(The one benefit of a recent roommate’s departure, even though I miss her and her troublemaking cat: she cleaned; I found piles of unread books. The benefit of having recently canceled the internet in my home: I read said books instead of blogs.)
At first I didn’t get what the reviewers were so excited about. The setting–World War II-era India–was interesting, but some of the dialogue felt forced, and it seemed like Venkatraman was setting us up for a fairly obvious morality play.
Then she introduced the love interest. Then I got it.*
(SPOILER ALERT for what follows.)
The best thing about CLIMBING THE STAIRS is that it could so easily have fallen into Sarah Dessen Syndrome–the label I stole from YA Lit and Death for when the romance is built on the preternaturally perfect and mature teenage boy solving the heroine’s previously intractable problems with his unnatural sensitivity and emotional insight, ’cause we all know that’s how high school relationships work–but it chooses to go somewhere totally else.

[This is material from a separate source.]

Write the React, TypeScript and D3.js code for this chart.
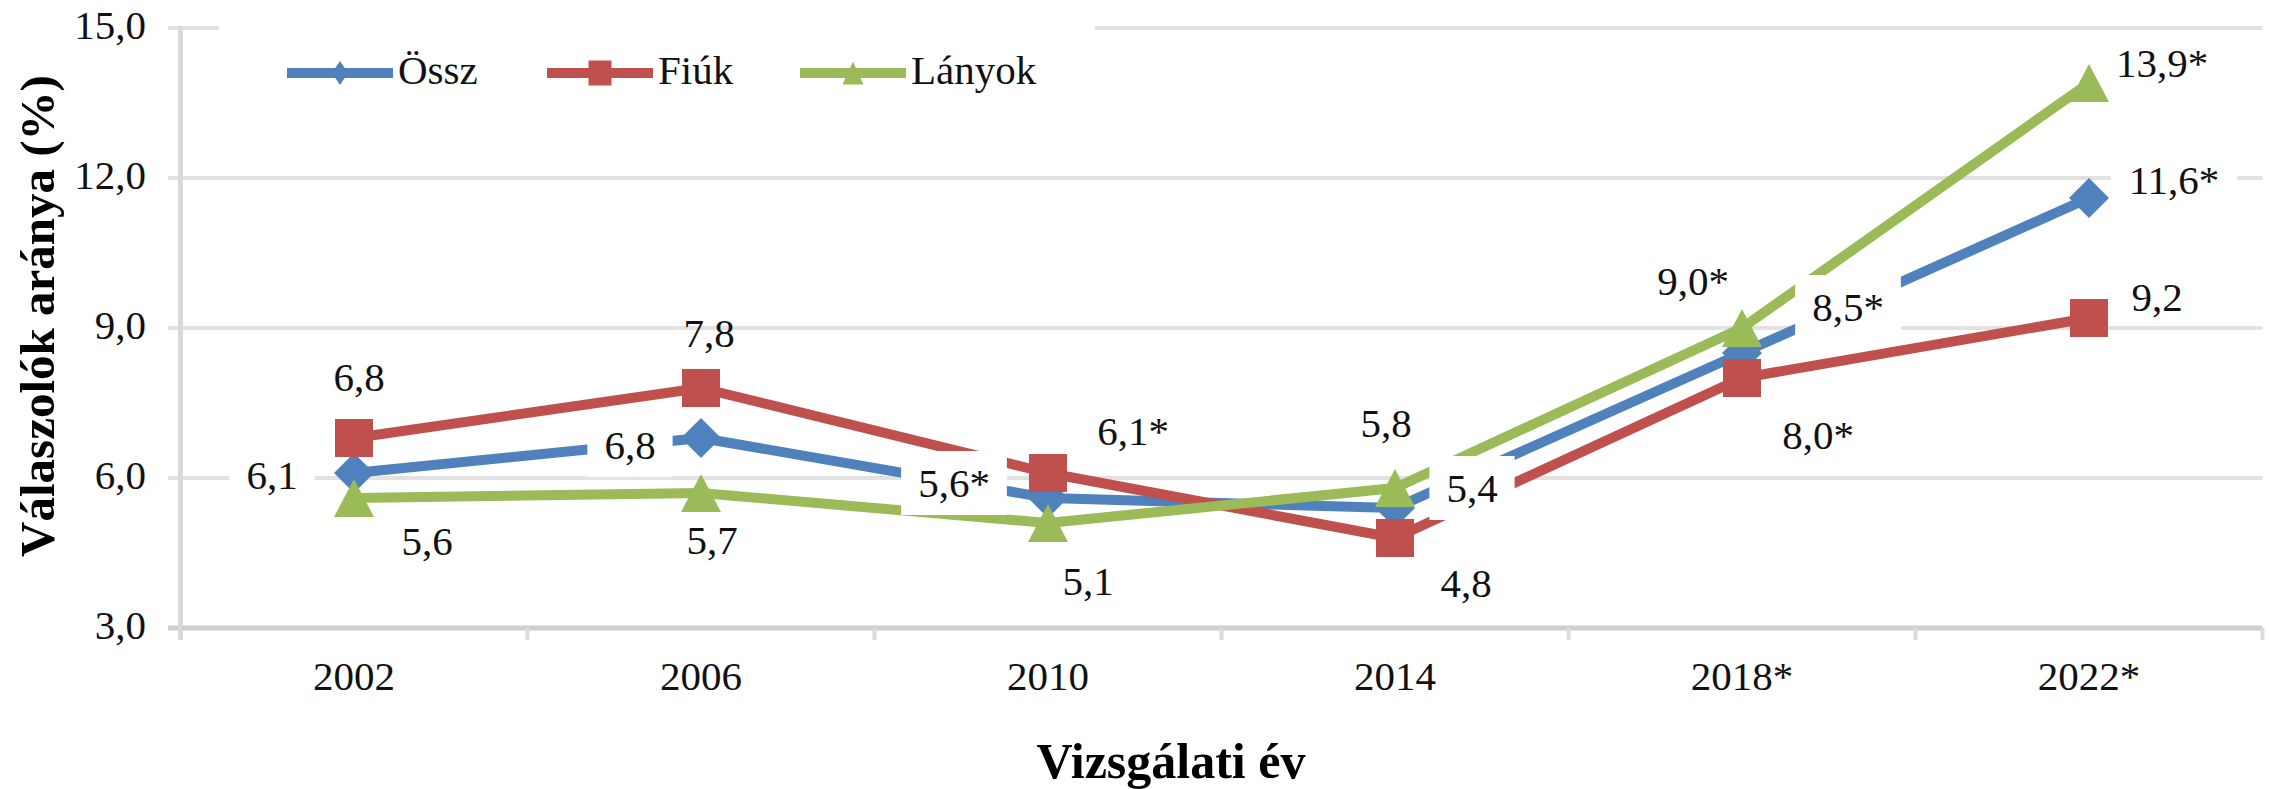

Venkatraman has Raman, the boy, repeatedly fail to understand why the protagonist Vidya is suffocating under the restrictions of her freedom, why she lives in terror of marriage and being subject to a husband’s control. And every time he doesn’t get it, Vidya gets angry and calls him on it. And he’s bewildered, and then he thinks about it, and then he learns.
And yeah, I fell in love with him too.
And also, the main reconciliation scene? Top-notch. This is what teen romance is for.
* Incidentally: I said this line spontaneously yesterday while recounting to friends at the bus stop–I live in a college town; you run into people you know at the bus stop; it’s weird–what I’d read the night before, and we started speculating about whether you could liven up seminars by having a point in each class where you say, “And now let me introduce the love interest.”
Like, are the “new cultural approaches” to the sociology of poverty the Romeo to the study of institutionalized racism’s Juliet, and maybe those crazy kids would be able to make it work if only their families would quit carrying on an old war that no one even remembers what it’s about anymore, but people are going to die, ok, because Romeo can’t keep it in his pants and thinks he’s meant to be with every next girl, and Juliet’s a little desperate and starved of guys like Romeo’s attention, but maybe they’d be able to look back on it later and laugh about that youthful romance that they both learned something from if only her parents would stop flipping out every time Romeo turns up on the balcony? Or are they actually the little punk-ass rebel at school, who seems all subversive and so you cut school with him and think everything he says is, like, so deep, and then it turns out he stole all those cheap lines from a Vincent Gallo movie and he’s been sleeping with your sworn enemy on the side, and your grandma’s all, “I told you so,” only now your grandma’s named Steve Steinberg? Like that. I would offer extra credit to any student who wrote a convincing romantic short story about our class material, but I’d dock them points if the ending were contrived, or, worse, if it didn’t really sell the romance. ‘Cause, you know, I have pretty exacting standards and I expect students to rise to them.
This is a favorite pasttime among several of my grad student friends: come up with the tics we plan to cultivate as faculty to provide our students with endless amusement, speculation, and class bingo/drinking games. If I ever learn that one of the bizarre faculty behaviors we go into hysterics over is similarly affected, that professor will have my undying admiration. But the truth is, I probably don’t need to cultivate anything. We play this game because from our perspective, hilariously crazy behaviors are something we’d have to artificially decide to engage in. But it seems inevitable that just letting our own personalities shine through will provide fodder enough for student scorn.